Muttiah Muralitharan, the highest wicket taker in Test cricket, has given up on his dream of hitting the 1,000 mark. The Sri Lanka bowler claimed the scalp of New Zealand's Jeetan Patel in Colombo yesterday to take his haul to 778, but does not believe he can continue playing long enough to reach four figures. "I feel my body can't take it any more. I would like to have finished my Test career with 1,000 wickets, but that would take another four to five years and that's an awful lot of time," he told The National.

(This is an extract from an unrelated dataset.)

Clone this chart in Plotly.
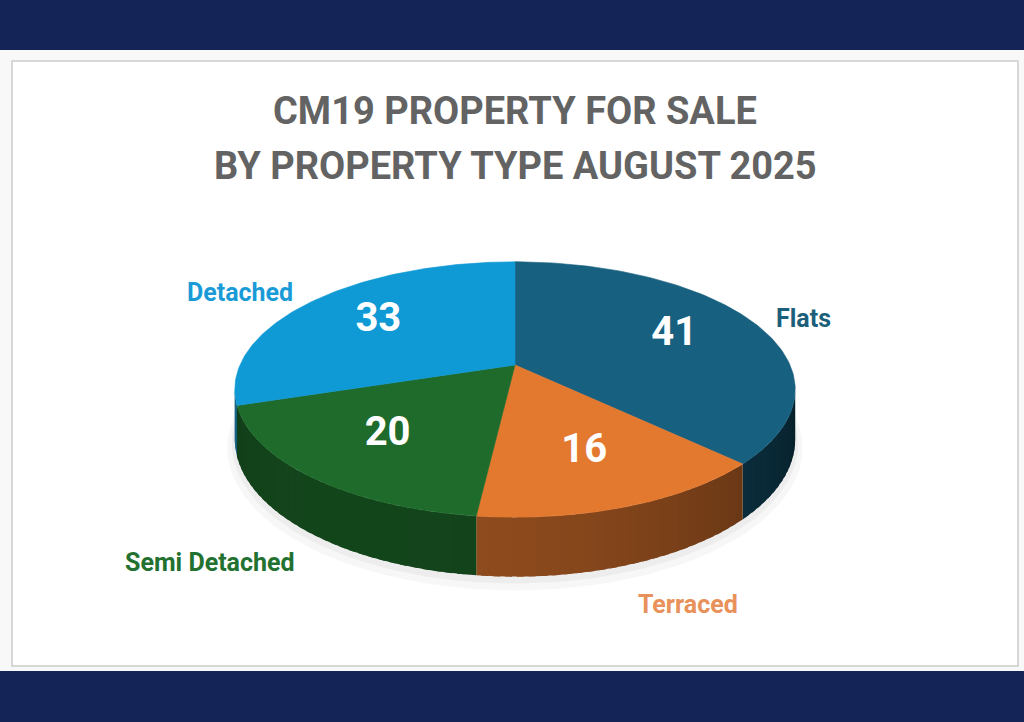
import numpy as np
import plotly.graph_objects as go

# data
categories = ["Flats", "Terraced", "Semi Detached", "Detached"]
counts = [41, 16, 20, 33]
title_lines = ["CM19 PROPERTY FOR SALE", "BY PROPERTY TYPE AUGUST 2025"]

# styles
top_colors = ["#17607f", "#e3782f", "#1e6b2b", "#0f99d5"]
label_colors = ["#1b5f7b", "#e8915a", "#237130", "#1a9bd7"]
label_pos = [(803, 318), (688, 604), (210, 562), (240, 292)]
navy = "#152456"

# pie geometry (screen pixels, y down) - tilted disc with a bit of perspective
CX, CY = 515, 365
RX, RY = 275, 123
K = 0.192      # perspective strength
H = 48         # thickness of the pie


def project(t, r=1.0, drop=0.0):
    # t = angle clockwise from 12 o'clock
    X = r * np.sin(t)
    Y = r * np.cos(t)
    s = 1 / (1 + K * Y)
    return CX + RX * X * s, CY - RY * Y * s + drop * s


def shade(hexcol, f):
    h = hexcol.lstrip("#")
    rgb = [int(h[i:i + 2], 16) for i in (0, 2, 4)]
    return "rgb(%d,%d,%d)" % tuple(min(255, int(c * f)) for c in rgb)


total = sum(counts)
ends = np.cumsum(counts) / total * 2 * np.pi
starts = np.concatenate([[0], ends[:-1]])

fig = go.Figure()

# soft shadow under the pie
ts = np.linspace(0, 2 * np.pi, 200)
for r, d, a in [(1.025, H + 7, 0.03), (1.01, H + 4, 0.04)]:
    sx, sy = project(ts, r, d)
    fig.add_trace(go.Scatter(x=sx, y=sy, fill="toself", mode="lines",
                             line=dict(width=0), fillcolor="rgba(0,0,0,%s)" % a,
                             hoverinfo="skip", showlegend=False))

# side walls (only the front part is visible)
vis0 = np.arccos(-K)
vis1 = 2 * np.pi - vis0
for i in range(len(counts)):
    a = max(starts[i], vis0)
    b = min(ends[i], vis1)
    if b <= a:
        continue
    n = max(2, int(np.degrees(b - a) / 2))
    edges = np.linspace(a, b, n + 1)
    step = edges[1] - edges[0]
    for t0, t1 in zip(edges[:-1], edges[1:]):
        t1x = min(b, t1 + step * 0.6)   # overlap the next strip to hide seams
        tt = np.linspace(t0, t1x, 4)
        xt, yt = project(tt)
        xb, yb = project(tt[::-1], 1.0, H)
        f = 0.41 + 0.24 * np.cos((t0 + t1) / 2 - np.radians(210))
        col = shade(top_colors[i], f)
        fig.add_trace(go.Scatter(x=np.concatenate([xt, xb]),
                                 y=np.concatenate([yt, yb]),
                                 fill="toself", mode="lines",
                                 line=dict(width=0),
                                 fillcolor=col, hoverinfo="skip",
                                 showlegend=False))

# top faces
for i, cat in enumerate(categories):
    tt = np.linspace(starts[i], ends[i], 120)
    xa, ya = project(tt)
    fig.add_trace(go.Scatter(x=np.concatenate([[CX], xa, [CX]]),
                             y=np.concatenate([[CY], ya, [CY]]),
                             fill="toself", mode="lines",
                             line=dict(width=0.6, color=top_colors[i]),
                             fillcolor=top_colors[i], name=cat,
                             hoverinfo="name", showlegend=False))

# value labels at mid angle of each slice
mids = (starts + ends) / 2
lx, ly = project(mids, 0.66)
fig.add_trace(go.Scatter(x=lx, y=ly, mode="text",
                         text=[str(c) for c in counts],
                         textfont=dict(family="Roboto", size=40, color="white",
                                       weight="bold"),
                         hoverinfo="skip", showlegend=False))

annotations = []
for i, cat in enumerate(categories):
    annotations.append(dict(x=label_pos[i][0], y=label_pos[i][1], text=cat,
                            showarrow=False, xref="x", yref="y",
                            font=dict(family="Roboto", size=25,
                                      color=label_colors[i], weight="bold")))
for j, line in enumerate(title_lines):
    annotations.append(dict(x=515, y=111 + 55 * j, text=line, showarrow=False,
                            xref="x", yref="y",
                            font=dict(family="Roboto", size=38, color="#636363",
                                      weight="bold")))

shapes = [
    dict(type="rect", xref="x", yref="y", x0=0, x1=1024, y0=0, y1=50,
         fillcolor=navy, line=dict(width=0), layer="below"),
    dict(type="rect", xref="x", yref="y", x0=0, x1=1024, y0=671, y1=722,
         fillcolor=navy, line=dict(width=0), layer="below"),
    dict(type="rect", xref="x", yref="y", x0=12, x1=1018, y0=61, y1=666,
         fillcolor="white", line=dict(width=1.5, color="#cccccc"), layer="below"),
]

fig.update_layout(
    width=1024,
    height=722,
    margin=dict(l=0, r=0, t=0, b=0),
    paper_bgcolor="#f8f8f8",
    plot_bgcolor="#f8f8f8",
    xaxis=dict(range=[0, 1024], visible=False, fixedrange=True),
    yaxis=dict(range=[722, 0], visible=False, fixedrange=True),
    shapes=shapes,
    annotations=annotations,
)

fig.write_html("out.html", config={"displayModeBar": False},
               post_script="document.body.style.margin='0';")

"All good things must come to an end one day and I feel my time is nearing. "It has been a wonderful journey for me and I have no regrets when I finally retire from the game." Murali has set November 2010, the completion of a home series with the West Indies, as a target for retiring from Test cricket and he will play in one-day games until the 2011 World Cup - which is being hosted by Sri Lanka, India and Bangladesh.
"I don't want to stand ahead of the youngsters any more. Ajantha Mendis and Rangana Herath have come through well and should carry on with the good work for the team," he said. "I am beginning to feel the burden of playing Test cricket. I want to go out when I am still on top and the time has come to leave Test cricket for good. There are also some up and coming young spinners." The International Cricket Council (ICC) and Pakistan Cricket Board (PCB) yesterday ended their dispute over the removal of Pakistan as co-hosts in the World Cup, with the PCB given additional compensation in addition to being allowed to keep match fees.
Pakistan lost the right to host international cricket matches after militants attacked Sri Lanka's cricketers - including Murali - on their way to play a Test match against Pakistan on March 3 in the city of Lahore. The PCB had wanted to stage the 14 games they were due to host in a neutral venue such as the United Arab Emirates, something the ICC ruled out. The agreement followed a meeting between David Morgan, the ICC president, and Ijaz Butt, the president of the PCB at the ICC's headquarters in Dubai.